Oklahoma residents impacted by flooding on June 13 were denied assistance by the White House earlier this month.
“I don’t know if there’s a lot of hope there since FEMA didn’t extend help to those people,” Rhonda King said. “We’re relying on our own resources.”
FEMA spokesman H.R. Holman said inspectors aren’t compiling dollar figures on what repairs will cost. He said the tour is about assessing the cumulative level of damage. After the information is compiled it will be forwarded to the governor’s office. From there a request will be sent to the White House.
Down the street at 5113 S. Harvey, Carla Cofer and Regina King watched as inspectors went through homes. Regina King’s house flooded primarily in the garage, where she stores collectibles and other items. Water rose almost three feet and flooded her car, which has since started working again.
Cofer lives in Drumright but was staying with her friend the night of the flood.
“It was so scary,” Cofer said. “But we ended up being pretty lucky. There were people who got hit a lot harder. She didn’t have anything flooded that can’t be cleaned up.”
Regina King said she feels badly for her neighbors.

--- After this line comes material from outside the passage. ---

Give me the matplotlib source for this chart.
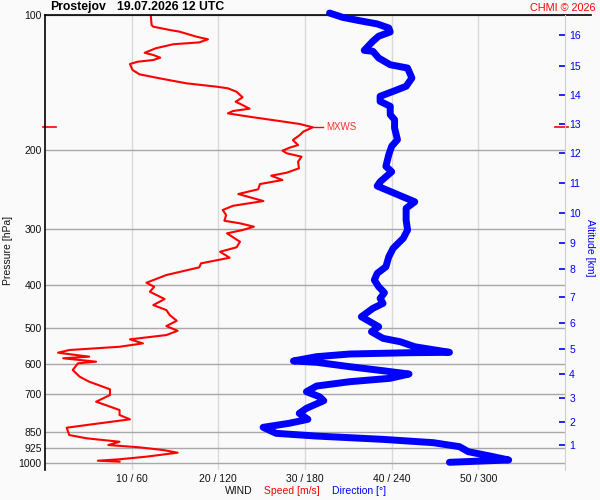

“People have lost cars and had so much damage to their homes,” she said. “It’s such a shame. This is a really good neighborhood with a lot of good people.”
Ooten said assessments will continue this week. She advised those affected by floods to take photos of the damage to their homes and keep receipts of costs associated with cleanup efforts. She said the process of applying for relief is just beginning.
“If we don’t come to your home or if you don’t see us it doesn’t mean you missed out on anything,” she said. “We don’t have federal assistance at this point. This is the process we go through to try and see if we would possibly qualify. We’re simply doing the groundwork today to document the damage.”